LOC + Twitter Archive. Where Do We Go Now?

I was actually out of town last Wednesday, when the news came out that the Library of Congress would be archiving the tweetosphere. I got a couple of text messages about it, and when I got home and checked my e-mail I saw that it was all over the news and that there was a lot of commentary on it.

My initial question (of course) was, “So is this a search engine?” It isn’t apparently a search engine yet; the Twitter announcement reads “Only after a six-month delay can the Tweets be used for internal library use, for non-commercial research, public display by the library itself, and preservation” but doesn’t mention how that research will be carried out; meanwhile the Library of Congress announcement doesn’t say much, nor does the LOC press release. So LOC-Twitter-Archive-As-Research-Utility seems to be somewhere off in the future, leaving me free to consider the Internet’s reactions and my own.

The responses I’ve been reading seem to be divided into two broad categories: “THIS IS SO COOL!” and “THIS IS A TOTAL WASTE OF MONEY!” I would tend more to the former than the latter, but it took me a while to decide that. And it brought me to a question.

(DISCLAIMER: I am not a librarian. I have a tremendous amount of respect for those who are, and I would never make a false claim to an MLS; I know they are earned. But I think a lot about libraries, and I’m thinking about ’em now.)

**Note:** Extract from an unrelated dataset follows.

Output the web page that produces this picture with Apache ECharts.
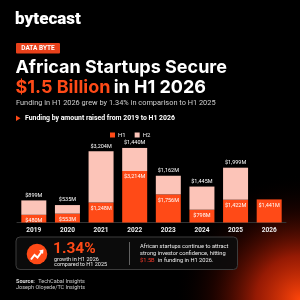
<!DOCTYPE html>
<html><head><meta charset="utf-8">
<script src="https://cdn.jsdelivr.net/npm/echarts@6/dist/echarts.min.js"></script>
<style>html,body{margin:0;padding:0;background:#000}#c{width:300px;height:300px}</style>
</head><body><div id="c"></div>
<script>
const years = ['2019','2020','2021','2022','2023','2024','2025','2026'];
const h1 = [480, 553, 1248, 3214, 1756, 798, 1422, 1441];
const h2 = [899, 535, 3204, 1440, 1162, 1445, 1999, null];
const seriesNames = ['H1','H2'];
const fmt = v => '$' + v.toLocaleString('en-US') + 'M';

const ORANGE = '#ff4a17';
const PINK = '#fcc4b8';
const F = 'Roboto, "Noto Sans", sans-serif';
const FT = 'Inter, Roboto, sans-serif';

const chart = echarts.init(document.getElementById('c'), null, {renderer:'canvas'});
chart.setOption({
  backgroundColor: '#000',
  animation: false,
  grid: {left: 17, right: 14, top: 140, bottom: 77.5},
  legend: {
    data: seriesNames, left: 105, top: 127, itemWidth: 5, itemHeight: 5, itemGap: 9,
    icon: 'rect',
    textStyle: {color: '#eee', fontSize: 6, fontFamily: F, padding: [0,0,0,-2]}
  },
  xAxis: {
    type: 'category', data: years,
    axisLine: {lineStyle: {color: '#333', width: 1}},
    axisTick: {show: false},
    axisLabel: {color: '#eee', fontSize: 6.5, fontWeight: 'bold', fontFamily: F, margin: 4}
  },
  yAxis: {type: 'value', min: 0, max: 5150, show: false, splitLine: {show: false}},
  series: [
    {name: 'H1', type: 'bar', stack: 't', data: h1, barWidth: 25,
     itemStyle: {color: ORANGE},
     label: {show: true, position: 'insideTop', distance: 3, color: '#fff', fontSize: 5.5, fontFamily: F,
             formatter: p => fmt(p.value)}},
    {name: 'H2', type: 'bar', stack: 't', data: h2, barWidth: 25,
     itemStyle: {color: PINK},
     label: {show: true, position: 'top', distance: 2, color: '#fff', fontSize: 5.5, fontFamily: F,
             formatter: p => fmt(p.value)}}
  ],
  graphic: [
    {type: 'rect', z: -10, shape: {x: 0, y: 0, width: 300, height: 300}, silent: true,
     style: {fill: new echarts.graphic.RadialGradient(1, 1, 0.42, [
       {offset: 0, color: 'rgba(255,70,10,1)'},
       {offset: 0.35, color: 'rgba(200,35,5,0.75)'},
       {offset: 0.7, color: 'rgba(90,10,0,0.3)'},
       {offset: 1, color: 'rgba(0,0,0,0)'}])}},
    {type: 'text', left: 15, top: 11, style: {text: 'bytecast', fill: '#fff', fontSize: 17, fontWeight: 900, fontFamily: F}},
    {type: 'rect', shape: {x: 16, y: 43, width: 44, height: 10.5, r: 1}, style: {fill: '#e8401a'}},
    {type: 'text', x: 38, y: 48.5, style: {text: 'DATA BYTE', fill: '#fff', fontSize: 6.5, fontWeight: 'bold', fontFamily: F, align: 'center', verticalAlign: 'middle'}},
    {type: 'text', x: 15.5, y: 67.5, style: {text: 'African Startups Secure', fill: '#fff', fontSize: 18, fontWeight: 'bold', fontFamily: FT, verticalAlign: 'middle'}},
    {type: 'text', x: 15.5, y: 87.5, style: {
      rich: {o: {fill: ORANGE, fontSize: 18, fontWeight: 'bold', fontFamily: FT},
             w: {fill: '#fff', fontSize: 18, fontWeight: 'bold', fontFamily: FT}},
      text: '{o|$1.5 Billion} {w|in H1 2026}', verticalAlign: 'middle'}},
    {type: 'text', x: 16, y: 103.5, style: {text: 'Funding in H1 2026 grew by 1.34% in comparison to H1 2025', fill: '#cfcfcf', fontSize: 7.4, fontFamily: F, verticalAlign: 'middle'}},
    {type: 'polygon', shape: {points: [[16,115.5],[20.5,118.2],[16,121]]}, style: {fill: ORANGE}},
    {type: 'text', x: 25, y: 118.5, style: {text: 'Funding by amount raised from 2019 to H1 2026', fill: '#fff', fontSize: 6.9, fontWeight: 'bold', fontFamily: F, verticalAlign: 'middle'}},
    {type: 'rect', shape: {x: 16, y: 237, width: 221.5, height: 32.5, r: 4}, style: {fill: 'rgba(12,12,12,0.9)', stroke: '#3c3c3c', lineWidth: 1}},
    {type: 'circle', shape: {cx: 37, cy: 254, r: 10.3}, style: {fill: ORANGE}},
    {type: 'polyline', shape: {points: [[31,259.5],[34.5,255],[37.5,257.5],[41.5,252]]}, style: {stroke: '#fff', lineWidth: 2, fill: null}},
    {type: 'polygon', shape: {points: [[39,250.5],[43.5,249.5],[43,254]]}, style: {fill: '#fff'}},
    {type: 'text', x: 53, y: 249, style: {text: '1.34%', fill: ORANGE, fontSize: 15.5, fontWeight: 'bold', fontFamily: F, verticalAlign: 'middle', letterSpacing: 1.2}},
    {type: 'text', x: 54, y: 259.5, style: {text: 'growth in H1 2026', fill: '#eee', fontSize: 5.5, fontFamily: F, verticalAlign: 'middle'}},
    {type: 'text', x: 54, y: 264.8, style: {text: 'compared to H1 2025', fill: '#eee', fontSize: 5.5, fontFamily: F, verticalAlign: 'middle'}},
    {type: 'line', shape: {x1: 129.5, y1: 242, x2: 129.5, y2: 265}, style: {stroke: '#777', lineWidth: 0.8}},
    {type: 'text', x: 140, y: 246.8, style: {text: 'African startups continue to attract', fill: '#eee', fontSize: 5.7, fontFamily: F, verticalAlign: 'middle'}},
    {type: 'text', x: 140, y: 253.8, style: {text: 'strong investor confidence, hitting', fill: '#eee', fontSize: 5.7, fontFamily: F, verticalAlign: 'middle'}},
    {type: 'text', x: 140, y: 260.8, style: {
      rich: {r: {fill: '#ff3a2a', fontSize: 5.7, fontFamily: F}, w: {fill: '#eee', fontSize: 5.7, fontFamily: F}},
      text: '{r|$1.5B} {w|in funding in H1 2026.}', verticalAlign: 'middle'}},
    {type: 'text', x: 16, y: 281.5, style: {
      rich: {b: {fill: '#ddd', fontSize: 5.5, fontWeight: 'bold', fontFamily: F}, n: {fill: '#ccc', fontSize: 5.5, fontFamily: F}},
      text: '{b|Source:} {n|TechCabal Insights}', verticalAlign: 'middle'}},
    {type: 'text', x: 16, y: 287.8, style: {text: 'Joseph Oloyede/TC Insights', fill: '#ccc', fontSize: 5.5, fontFamily: F, verticalAlign: 'middle'}}
  ]
});
</script></body></html>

When libraries were established information was available only in lumps. There were book lumps and magazine lumps and, later, there were audiotape lumps and microfilm lumps and other multimedia lumps. A librarian had a huge responsibility as a curator, to figure out which lumps should go in the library. After all, a building has room for only so many lumps.

Digital things are not lumps. Granted, you have to have space on a hard drive to store them, but more and more space is fitting into smaller and smaller packages. (And if you don’t believe me check out this 128 GB Flash Drive.) So as things get more and more digital, a librarian loses space considerations as a motivator when making decisions of curation — what to keep and what to discard.

What replaces it? The question of relevance? (Who is to say what is relevant? And though it is not currently relevant is it historically relevant?) The question of need? (Another question I doubt one human could answer.) After thinking about it a while I have my answer, which may be different from other answers, and which very well may change over time as the evolution of digital archiving forces us to ask this question over and over again.

My question is: what context does this provide?

What context does a digital archive provide? The answer may be none, if it’s an isolated forum, or it may be none useful, if it’s a spam-ridden Web archive. Or it may be not enough if it’s a small, general collection that might be better combined with something else. In the case of Twitter, the answer to the question is “Lots. The billions of tweets in the archive are the spontaneous reaction to events from earthquakes to celebrity deaths to political elections to television shows.” No, most of the reactions are not profound and some of them are silly and obscene. So what? We’re human. We’re thoughtful and angry and sad and funny and observant and excited and profane.

The next question, and for some purposes the more important question, is How do we explore this context? If that question is answered insufficiently or with useless tools, the context will not help us with our research or understanding. Then, and only then, will the Twitter archive in my opinion be a waste.

In a way we’re kind of lucky, as we’re witnessing the evolution of large-scale digital archiving. 100 years from now our descendants can look at historical events with human reactions to the current tune of 55+ million tweets a day. But with this evolution comes questions, and experiments, and efforts that don’t go where you expect. That doesn’t mean you don’t make the effort, and it absolutely doesn’t mean you stop asking the questions.